I had a nasty bout of tonsilitis during university. I’m quite sure it helped shape my degree into the ugly, tangled, vomiting mess that it ended up being. Worse than having to breathe through my eyelids and trying not to kiss people (harder than it sounds) was the lack of sympathy from people when I complained.

Thankfully Jade, AKA Familiar-Sande, has lots of sympathy thanks to an award-winning VT where an Actual Qualified Doctor shoved a camera down her throat to check her throat was swollen. “It’s definitely swollen,” he said confidently. Because her throat was fucked (maybe because she’s belting out power-ballids every fucking week?) she didn’t practice much, and communicated with Brian Friedman by writing on the new Samsung touch-pad iPad ripoff. I wonder if I could have done my dissertation on one of those.

Backhanded Insult Of The Week: Nicole, to Kye S(c)ones

The unfortunate distribution of consonants means Kye Sones has been cruelly denied a place in the diabetetics seventh circle of hell that is The Great British Bake-Off. Instead, the all-singing, all-pouting chimney sweep – the Topman to Matt Cardle’s Burton, perhaps – sang the song he did in his first audition atop a giant pile of metal. Deep. Nicole’s comment ‘that could have been Chris Martin singing up there’, while sincere, proved that the show can deal deadly blows from which contestants may never return. Reports that Sones dealt with the stinging remark by hiding up a chimney are as of yet unconfirmed.

The ‘That’s The Spirit’ Award for Lying Through Song: James Arthur

Buck-toothed James Arthur – who may or may not be referred to as Plan C – has an unusual stature. He has some good tattoos, but also some bad tattoos. He has Deirdre Barlow’s glasses, but plays the guitar. He also speaks with the clarity and eloquence of someone stripping bamboo leaves from a tree. So it was surprising, then, that he chose LMFAO’s ego-stuffed sonnet to wanking ones ego ‘Sexy And I Know It for his song, mainly because his backstory was that he lived under a bridge for a brief period as a homeless heroin addict. That’s the spirit, James, but if you sing ‘I’m in my speedo trying to tan my cheeks’ again I’m going to pretend to have a heart attack backstage so a paramedic can get me the fuck out of here.
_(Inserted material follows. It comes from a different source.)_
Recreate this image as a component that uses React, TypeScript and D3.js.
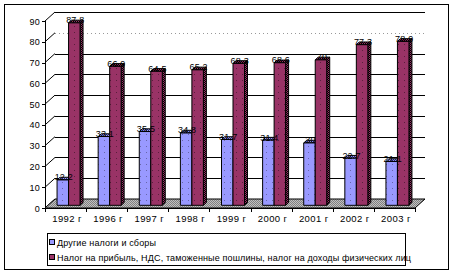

Empathetic Judge Of The Week: Tulisa Constantlyfuckingmeoff

Tulisa’s remark that her favourite thing about James Arthur was the pain in his voice, forgetting, like everyone else, that most that pain comes from his stint as a heroin-riddled bridge-dweller and his health is probably in serious decline. Stop taking him to Mahiki! He cannot handle the nutrient-rich cocktails 😦

‘Tenuous Link To The Theme’ Award: Lucy Spraggan

Sporter-of-hats Lucy ‘Spraggo’ Spraggan decided to take a David Guetta song and sing her own verses over the top this week, earning praise for being clever, creative, amazing and oh fuck can we just get rid of her please. There are several problems with Spraggo, chiefly that she is on the X Factor but doesn’t want to do things the X Factor way and trolleys out her own ‘stories’ about people with the odd Northern phrase thrown in so people can mawk on about how fucking authentic she is. Hey record labels! Leave her alone, she’s doing her own thing, she’s keeping it real, she’s wearing leather fucking trousers, I mean really. Anyway she could have sang Titanium fine enough as it is without her twee-to-the-tits ballad about someone finding a coin at the laundrette being crowbarred in like an unwanted uncle at a wedding.

Word-Pedant Award For Incorrect Context: Judges, ‘storyteller’

All the judges agreed Lucy’s strength is her ‘stories’, heaping praise for her ‘storytelling’ while Rylan spent his time wearing four fifths of a white two-piece suit gyrating his prosthetic bottom in Louis’ general direction. Guys, storytelling has already lost all meaning after Spraggo’s ‘sincere’ performance.

The Marcus Collins Award For Inevtiable Rush-Release Of An Album: Jahmene

While Jahmene will not win, because he is not Ella, James or Jade, he will do well enough to release an album of buttery-soft jazz music that may or may not include an Eliza Doolittle cover that will be on the shelves of ASDA before Dermot has changed out of his X Factor Finals tuxedo.

NEXT WEEK: maybe some images, with clever captions.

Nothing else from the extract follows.